In 1989, Senation: Young British Artists from the Saatchi Collection, was preparing to open at the Brooklyn Museum of Art. Chris Ofili’s artwork, The Holy Virgin Mary, was part of this exhibition. The piece features a glittering African woman as the Virgin Mary with a lump of elephant dung near one of the breasts, surrounded by photo cutouts of genitals. Ofili, a British artist of African descent, used elephant dung in much of his artwork. As Ofili told the New York Times in a September 1999 article, he was inspired to use it as a result of what he "saw and felt" while in traveling in Zimbabwe. He chose to rest this painting and others on two large clumps of dung: "It's a way of raising the paintings up from the ground and giving them a feeling that they've come from the earth rather than simply being hung on a wall."
The mayor of New York City at the time, Rudy Giuliani, said several of the pieces in the show were “sick’ and “disgusting.” He was particularly offended by The Holy Virgin Mary piece. Giuliani ordered the museum to cancel the entire show. If they did not comply, the mayor threatened to cut museum funding and evict them from their space, which was public property.
When the show opened, protestors picketed outside museum. Many local Catholic leaders spoke out against Ofili’s artwork, calling the work disrespectful to their faith.

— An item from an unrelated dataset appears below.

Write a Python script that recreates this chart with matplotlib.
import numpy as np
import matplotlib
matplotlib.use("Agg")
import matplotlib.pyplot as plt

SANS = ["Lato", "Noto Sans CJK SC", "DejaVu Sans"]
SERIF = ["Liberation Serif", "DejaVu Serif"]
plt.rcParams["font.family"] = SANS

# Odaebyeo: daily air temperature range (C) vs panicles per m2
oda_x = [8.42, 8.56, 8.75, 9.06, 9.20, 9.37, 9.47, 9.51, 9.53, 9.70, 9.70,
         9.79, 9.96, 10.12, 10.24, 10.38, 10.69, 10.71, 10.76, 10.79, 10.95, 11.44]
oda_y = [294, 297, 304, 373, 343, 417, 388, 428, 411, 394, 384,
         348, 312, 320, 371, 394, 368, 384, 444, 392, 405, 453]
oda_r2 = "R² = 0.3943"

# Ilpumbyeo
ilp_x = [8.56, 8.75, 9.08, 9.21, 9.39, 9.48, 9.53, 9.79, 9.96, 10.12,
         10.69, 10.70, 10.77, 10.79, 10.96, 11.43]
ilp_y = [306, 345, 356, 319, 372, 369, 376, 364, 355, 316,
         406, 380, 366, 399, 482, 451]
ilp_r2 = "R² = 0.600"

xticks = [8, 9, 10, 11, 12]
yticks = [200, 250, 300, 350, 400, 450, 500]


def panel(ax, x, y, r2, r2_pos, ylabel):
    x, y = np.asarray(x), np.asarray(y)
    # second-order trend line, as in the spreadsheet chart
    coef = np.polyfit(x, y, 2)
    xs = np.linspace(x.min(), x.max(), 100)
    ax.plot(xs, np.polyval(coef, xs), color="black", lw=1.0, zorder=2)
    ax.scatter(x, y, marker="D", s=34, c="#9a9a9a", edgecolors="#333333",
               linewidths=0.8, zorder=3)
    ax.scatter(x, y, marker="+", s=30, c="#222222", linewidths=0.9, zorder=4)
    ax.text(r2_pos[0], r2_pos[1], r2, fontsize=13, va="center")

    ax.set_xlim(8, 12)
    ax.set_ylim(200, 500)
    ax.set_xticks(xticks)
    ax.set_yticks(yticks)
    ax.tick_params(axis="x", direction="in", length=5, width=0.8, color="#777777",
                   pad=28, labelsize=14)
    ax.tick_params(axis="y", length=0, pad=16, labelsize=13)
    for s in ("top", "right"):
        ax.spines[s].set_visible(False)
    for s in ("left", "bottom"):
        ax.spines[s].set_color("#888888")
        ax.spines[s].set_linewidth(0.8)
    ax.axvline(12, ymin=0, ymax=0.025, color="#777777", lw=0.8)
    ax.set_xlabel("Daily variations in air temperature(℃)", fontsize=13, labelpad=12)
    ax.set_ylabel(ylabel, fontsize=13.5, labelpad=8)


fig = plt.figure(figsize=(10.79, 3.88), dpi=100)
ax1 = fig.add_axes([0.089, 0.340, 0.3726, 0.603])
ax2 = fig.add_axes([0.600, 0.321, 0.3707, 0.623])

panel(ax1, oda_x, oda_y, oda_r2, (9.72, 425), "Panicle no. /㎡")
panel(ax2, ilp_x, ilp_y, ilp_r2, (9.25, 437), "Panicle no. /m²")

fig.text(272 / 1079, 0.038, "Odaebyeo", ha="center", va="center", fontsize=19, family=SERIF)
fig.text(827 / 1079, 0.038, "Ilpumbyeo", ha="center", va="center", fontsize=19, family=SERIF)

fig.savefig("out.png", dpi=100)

They were also joined by leaders of other religious faiths who felt that religious symbols like the Virgin Mary shouldn’t be desecrated in the name of art.
Arts and cultural organizations in the city banded together to defend the museum, issuing their own letter condemning Giuliani’s comments as a “dangerous precedent” that could cause “lasting damage” to New York’s cultural life. After city officials announced they would be withholding monthly funding, the museum filed a First Amendment lawsuit against the city.
Judge Nina Gershon ruled that withholding funding would be engaging in viewpoint discrimination and that the city’s actions to suppress the artwork and penalize the museum were unconstitutional.
Gershon wrote in her opinion that “there is no federal constitutional issue more grave than the effort by government officials to censor works of expression and to threaten the vitality of a major cultural institution as punishment for failing to abide by governmental demands for orthodoxy.”
The National Gallery of Australia in Canberra cancelled the opening of the Sensation show in 2000 after the controversy in New York.